About 7 in 10 Californians — 69% — would support changing to a system where the president is elected by direct popular vote instead of the Electoral College, a new survey from the Public Policy Institute of California found. Only 28% of adults were opposed.

There have been attempts to change things, but they didn’t get far. Who gives up power willingly, except for maybe George Washington?

But there are other ways to make the system fairer, scholars say. The Constitution is silent about precisely how states divvy up their electoral votes; most have adopted a winner-takes-all system, which can skew Electoral College results wildly away from the popular vote.

But Maine and Nebraska do it differently. They give two electoral votes to whoever won the popular vote — plus one electoral vote for each congressional district, going to the popular vote winner in those districts.

One way forward might be to assign electoral votes in proportion to the popular vote in each state.

“At present it seems like a pipe dream to get rid of the Electoral College, but at least some state and local change could slowly shift voter perception toward thinking about electoral reform,” said mathematician Heilman. “Continue converting state and local elections to ranked-choice voting, to show that people can understand these other voting methods.”

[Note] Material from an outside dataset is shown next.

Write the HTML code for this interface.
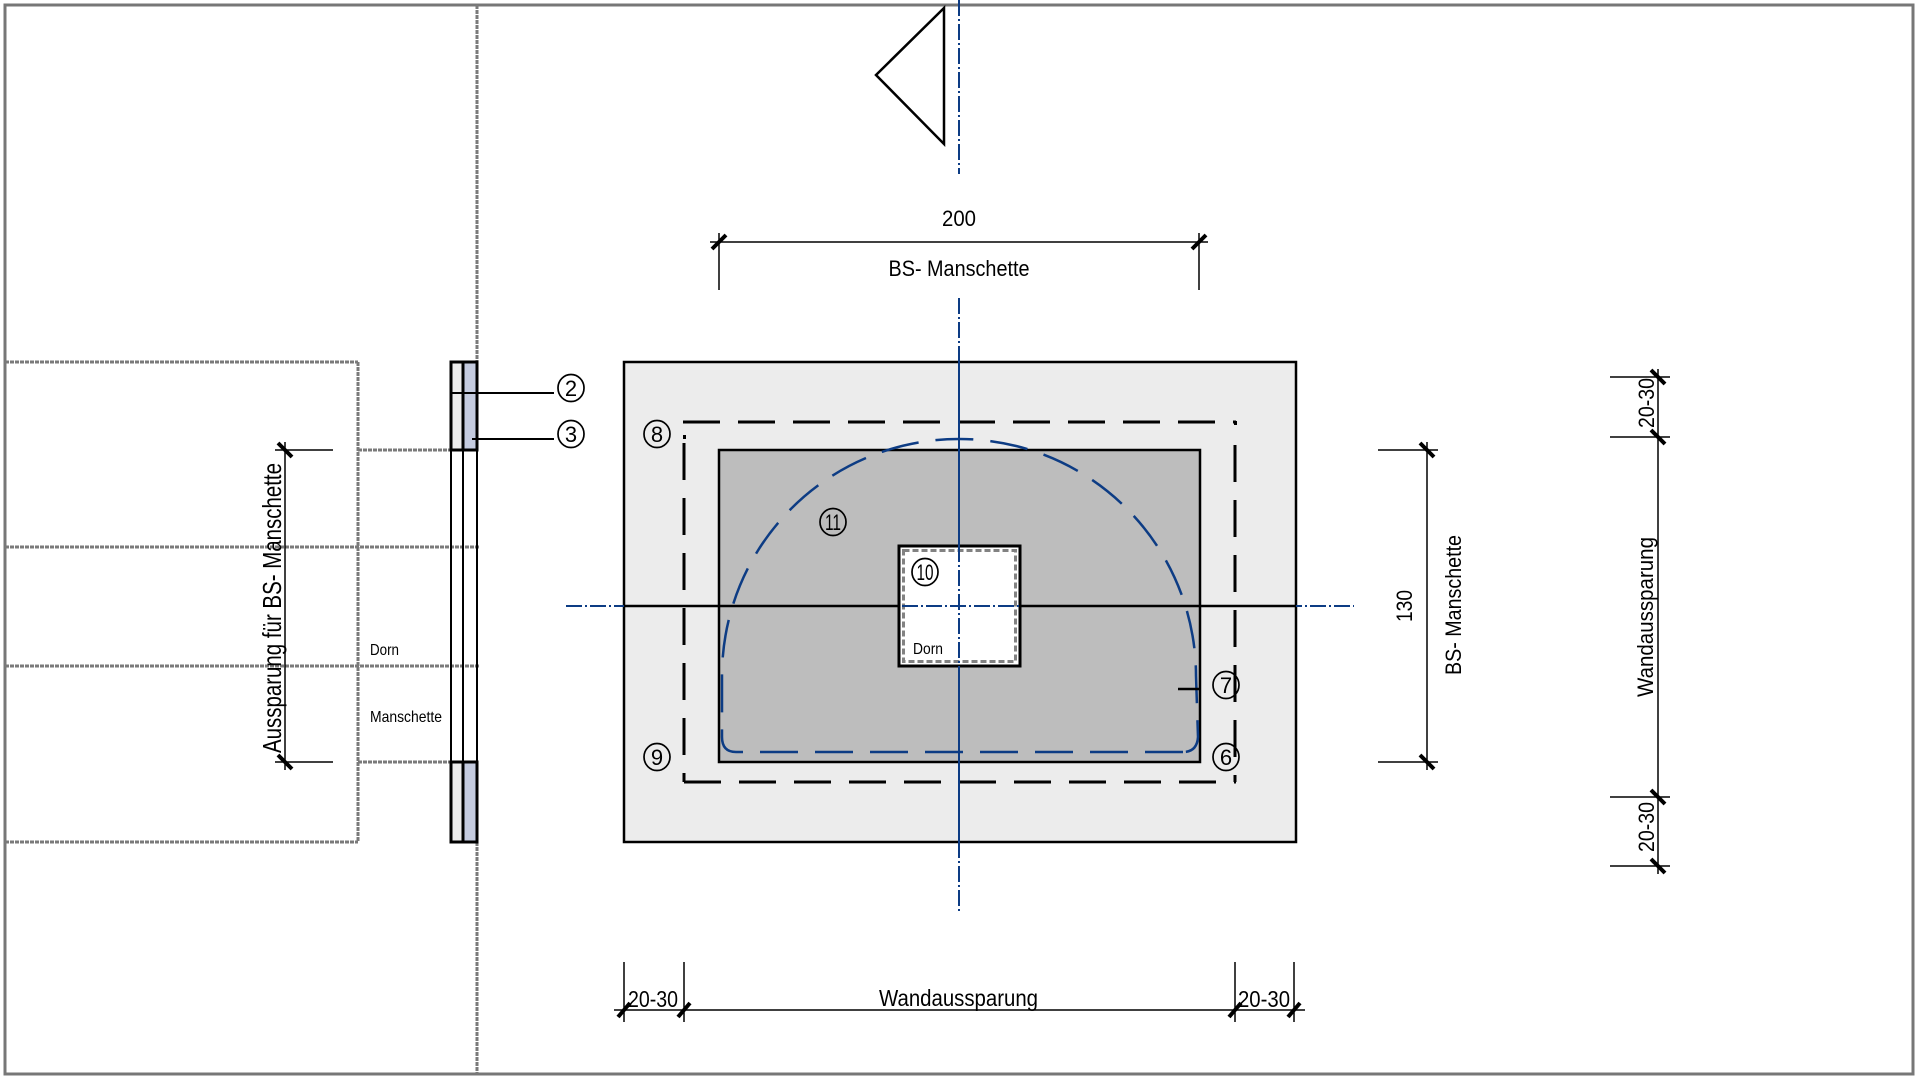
<!DOCTYPE html>
<html>
<head>
<meta charset="utf-8">
<style>
  html,body{margin:0;padding:0;background:#fff;}
  body{width:1920px;height:1079px;overflow:hidden;}
  svg{display:block;}
  text{font-family:"Liberation Sans Narrow","Liberation Sans",sans-serif;fill:#000;}
</style>
</head>
<body>
<svg width="1920" height="1079" viewBox="0 0 1920 1079" xmlns="http://www.w3.org/2000/svg">
  <!-- outer frame -->
  <rect x="5" y="5" width="1908" height="1069" fill="none" stroke="#777" stroke-width="3"/>

  <!-- left section dotted gray lines -->
  <g stroke="#7a7a7a" stroke-width="3" stroke-dasharray="4 1" fill="none">
    <line x1="477" y1="5" x2="477" y2="362"/>
    <line x1="477" y1="842" x2="477" y2="1074"/>
    <line x1="5" y1="362" x2="358" y2="362"/>
    <line x1="5" y1="842" x2="358" y2="842"/>
    <line x1="358" y1="362" x2="358" y2="842"/>
    <line x1="358" y1="450" x2="451" y2="450"/>
    <line x1="358" y1="762" x2="451" y2="762"/>
    <line x1="5" y1="547" x2="479" y2="547"/>
    <line x1="5" y1="666" x2="479" y2="666"/>
  </g>

  <!-- manschette side view -->
  <rect x="451" y="362" width="12" height="88" fill="#ececec"/>
  <rect x="463" y="362" width="14" height="88" fill="#c4cbdf"/>
  <rect x="451" y="762" width="12" height="80" fill="#ececec"/>
  <rect x="463" y="762" width="14" height="80" fill="#c4cbdf"/>
  <g stroke="#000" fill="none">
    <line x1="451" y1="450" x2="451" y2="762" stroke-width="2"/>
    <line x1="463" y1="450" x2="463" y2="762" stroke-width="2"/>
    <line x1="477" y1="450" x2="477" y2="762" stroke-width="2"/>
    <rect x="451" y="362" width="26" height="88" stroke-width="3"/>
    <line x1="463" y1="362" x2="463" y2="450" stroke-width="3"/>
    <rect x="451" y="762" width="26" height="80" stroke-width="3"/>
    <line x1="463" y1="762" x2="463" y2="842" stroke-width="3"/>
    <line x1="451" y1="393" x2="554" y2="393" stroke-width="2"/>
    <line x1="472" y1="439" x2="554" y2="439" stroke-width="2"/>
  </g>
  <text x="370" y="655" font-size="16" textLength="29" lengthAdjust="spacingAndGlyphs">Dorn</text>
  <text x="370" y="722" font-size="16" textLength="72" lengthAdjust="spacingAndGlyphs">Manschette</text>

  <!-- left vertical dimension -->
  <g stroke="#000" fill="none">
    <line x1="285" y1="442" x2="285" y2="770" stroke-width="1.5"/>
    <line x1="275" y1="450" x2="333" y2="450" stroke-width="1.5"/>
    <line x1="275" y1="762" x2="333" y2="762" stroke-width="1.5"/>
    <line x1="278" y1="443" x2="292" y2="457" stroke-width="4"/>
    <line x1="278" y1="755" x2="292" y2="769" stroke-width="4"/>
  </g>
  <text transform="translate(281,608) rotate(-90)" text-anchor="middle" font-size="26" textLength="290" lengthAdjust="spacingAndGlyphs">Aussparung für BS- Manschette</text>

  <!-- triangle -->
  <polygon points="944,8 876,75 944,144" fill="none" stroke="#000" stroke-width="2.5"/>

  <!-- top dimension 200 -->
  <g stroke="#000" fill="none">
    <line x1="710" y1="242" x2="1208" y2="242" stroke-width="1.5"/>
    <line x1="719" y1="233" x2="719" y2="290" stroke-width="1.5"/>
    <line x1="1199" y1="233" x2="1199" y2="290" stroke-width="1.5"/>
    <line x1="712" y1="249" x2="726" y2="235" stroke-width="4"/>
    <line x1="1192" y1="249" x2="1206" y2="235" stroke-width="4"/>
  </g>
  <text x="959" y="226" text-anchor="middle" font-size="22" textLength="34" lengthAdjust="spacingAndGlyphs">200</text>
  <text x="959" y="276" text-anchor="middle" font-size="22" textLength="141" lengthAdjust="spacingAndGlyphs">BS- Manschette</text>

  <!-- main plan -->
  <rect x="624" y="362" width="672" height="480" fill="#ececec" stroke="#000" stroke-width="2.5"/>
  <!-- dashed rect -->
  <g stroke="#000" stroke-width="3" fill="none" stroke-dasharray="37 18">
    <line x1="683" y1="422" x2="1236" y2="422"/>
    <line x1="684" y1="782" x2="1236" y2="782"/>
    <line x1="684" y1="443" x2="684" y2="782"/>
    <line x1="1235" y1="445" x2="1235" y2="782"/>
  </g>
  <rect x="683" y="435" width="3" height="4" fill="#000"/>
  <rect x="1234" y="421" width="3" height="4" fill="#000"/>

  <!-- dark gray rect -->
  <rect x="719" y="450" width="481" height="312" fill="#bdbdbd" stroke="#000" stroke-width="2.5"/>

  <!-- white square -->
  <rect x="899" y="546" width="121" height="120" fill="#fff" stroke="#000" stroke-width="3"/>
  <rect x="903.5" y="550.5" width="112" height="111" fill="none" stroke="#fff" stroke-width="5"/>
  <rect x="903.5" y="550.5" width="112" height="111" fill="none" stroke="#828282" stroke-width="3" stroke-dasharray="6 3"/>

  <!-- blue centerlines -->
  <g stroke="#0d3c84" stroke-width="2" fill="none">
    <line x1="566" y1="606" x2="1354" y2="606" stroke-dasharray="16 3 2 3"/>
    <line x1="959" y1="0" x2="959" y2="174" stroke-dasharray="16 3 2 3"/>
    <line x1="959" y1="298" x2="959" y2="362" stroke-dasharray="16 3 2 3"/>
    <line x1="959" y1="362" x2="959" y2="546"/>
    <line x1="959" y1="546" x2="959" y2="666" stroke-dasharray="16 3 2 3"/>
    <line x1="959" y1="666" x2="959" y2="842"/>
    <line x1="959" y1="842" x2="959" y2="912" stroke-dasharray="16 3 2 3"/>
  </g>
  <!-- black horizontal -->
  <g stroke="#000" stroke-width="2.5">
    <line x1="624" y1="606" x2="899" y2="606"/>
    <line x1="1020" y1="606" x2="1296" y2="606"/>
  </g>

  <!-- blue dashed arch -->
  <path d="M 1183 752 L 736 752 Q 722 752 722 737 L 722 676 A 237 237 0 0 1 1196 676 L 1198 737 Q 1197 752 1183 752" fill="none" stroke="#0d3c84" stroke-width="2.5" stroke-dasharray="38 17"/>

  <!-- leader 7 -->
  <line x1="1178" y1="689" x2="1200" y2="689" stroke="#000" stroke-width="2.5"/>

  <text x="913" y="654" font-size="16" textLength="30" lengthAdjust="spacingAndGlyphs">Dorn</text>

  <!-- circled numbers -->
  <g fill="none" stroke="#000" stroke-width="1.7">
    <ellipse cx="571" cy="388" rx="13" ry="13.5"/>
    <ellipse cx="571" cy="434" rx="13" ry="13.5"/>
    <ellipse cx="657" cy="434" rx="13" ry="13.5"/>
    <ellipse cx="657" cy="757" rx="13" ry="13.5"/>
    <ellipse cx="1226" cy="757" rx="13" ry="13.5"/>
    <ellipse cx="1226" cy="685" rx="13" ry="13.5"/>
    <ellipse cx="925" cy="572" rx="13" ry="13.5"/>
    <ellipse cx="833" cy="522" rx="13" ry="13.5"/>
  </g>
  <g font-size="22" text-anchor="middle">
    <text x="571" y="396">2</text>
    <text x="571" y="442">3</text>
    <text x="657" y="442">8</text>
    <text x="657" y="765">9</text>
    <text x="1226" y="765">6</text>
    <text x="1226" y="693">7</text>
    <text x="925" y="580" textLength="17" lengthAdjust="spacingAndGlyphs">10</text>
    <text x="833" y="530" textLength="16" lengthAdjust="spacingAndGlyphs">11</text>
  </g>

  <!-- right dimension 130 -->
  <g stroke="#000" fill="none">
    <line x1="1427" y1="442" x2="1427" y2="770" stroke-width="1.5"/>
    <line x1="1378" y1="450" x2="1438" y2="450" stroke-width="1.5"/>
    <line x1="1378" y1="762" x2="1438" y2="762" stroke-width="1.5"/>
    <line x1="1420" y1="443" x2="1434" y2="457" stroke-width="4"/>
    <line x1="1420" y1="755" x2="1434" y2="769" stroke-width="4"/>
  </g>
  <text transform="translate(1412,606) rotate(-90)" text-anchor="middle" font-size="22" textLength="32" lengthAdjust="spacingAndGlyphs">130</text>
  <text transform="translate(1461,605) rotate(-90)" text-anchor="middle" font-size="22" textLength="140" lengthAdjust="spacingAndGlyphs">BS- Manschette</text>

  <!-- far right dimension -->
  <g stroke="#000" fill="none">
    <line x1="1658" y1="369" x2="1658" y2="874" stroke-width="1.5"/>
    <line x1="1610" y1="377" x2="1670" y2="377" stroke-width="1.5"/>
    <line x1="1610" y1="437" x2="1670" y2="437" stroke-width="1.5"/>
    <line x1="1610" y1="797" x2="1670" y2="797" stroke-width="1.5"/>
    <line x1="1610" y1="866" x2="1670" y2="866" stroke-width="1.5"/>
    <line x1="1651" y1="370" x2="1665" y2="384" stroke-width="4"/>
    <line x1="1651" y1="430" x2="1665" y2="444" stroke-width="4"/>
    <line x1="1651" y1="790" x2="1665" y2="804" stroke-width="4"/>
    <line x1="1651" y1="859" x2="1665" y2="873" stroke-width="4"/>
  </g>
  <text transform="translate(1654,403) rotate(-90)" text-anchor="middle" font-size="22" textLength="50" lengthAdjust="spacingAndGlyphs">20-30</text>
  <text transform="translate(1653,617) rotate(-90)" text-anchor="middle" font-size="22" textLength="160" lengthAdjust="spacingAndGlyphs">Wandaussparung</text>
  <text transform="translate(1654,827) rotate(-90)" text-anchor="middle" font-size="22" textLength="50" lengthAdjust="spacingAndGlyphs">20-30</text>

  <!-- bottom dimension -->
  <g stroke="#000" fill="none">
    <line x1="614" y1="1010" x2="1305" y2="1010" stroke-width="1.5"/>
    <line x1="624" y1="962" x2="624" y2="1022" stroke-width="1.5"/>
    <line x1="684" y1="962" x2="684" y2="1022" stroke-width="1.5"/>
    <line x1="1235" y1="962" x2="1235" y2="1022" stroke-width="1.5"/>
    <line x1="1294" y1="962" x2="1294" y2="1022" stroke-width="1.5"/>
    <line x1="618" y1="1017" x2="630" y2="1003" stroke-width="4"/>
    <line x1="678" y1="1017" x2="690" y2="1003" stroke-width="4"/>
    <line x1="1229" y1="1017" x2="1241" y2="1003" stroke-width="4"/>
    <line x1="1288" y1="1017" x2="1300" y2="1003" stroke-width="4"/>
  </g>
  <text x="628" y="1007" font-size="23" textLength="50" lengthAdjust="spacingAndGlyphs">20-30</text>
  <text x="879" y="1006" font-size="23" textLength="159" lengthAdjust="spacingAndGlyphs">Wandaussparung</text>
  <text x="1238" y="1007" font-size="23" textLength="52" lengthAdjust="spacingAndGlyphs">20-30</text>
</svg>
</body>
</html>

Abolishing the Electoral College might require nothing short of divine intervention. It would require a constitutional amendment approved by two-thirds of both the House and Senate, and three-fourths of the states.

“Good luck!” said Chapman’s Smoller.

But as we teeter on the edge of another razor-close election, the violence of Jan. 6 still hauntingly fresh, Chemerinsky suggests it’s essentially change — or our democracy will splinter to pieces.

“The Electoral College was a mistake from the beginning,” he writes in “No Democracy Lasts Forever,” “because it was based on distrust of the people and the desire to protect the political power of states with slavery. … The simple, sad reality is that there is no easy fix.”

The time has come, he argues, to start thinking about scrapping the old Constitution entirely — and creating a new one tailored to our times.

Erwin Chemerinsky, dean of UC Berkeley Law(Courtesy of Concerned Citizens of Laguna Woods) 

“Those who grew up in the United States have been instilled with reverence for the Constitution ever since primary school,” he writes. “When they speak about James Madison and Alexander Hamilton, they do so with such awe that they almost seem to believe that the framers were divinely inspired ….”

But those were men, not gods. The document they produced worked for more than 200 years. As America grows and changes, however, people are beginning to understand that its flaws endanger democracy itself — and facilitate minority rule, he argues.

“We need to stop venerating a document written in 1787 for an agrarian slave society,” Chemerinsky writes, “and imagine what a constitution for the 21st century should look like.”

It would not have an Electoral College.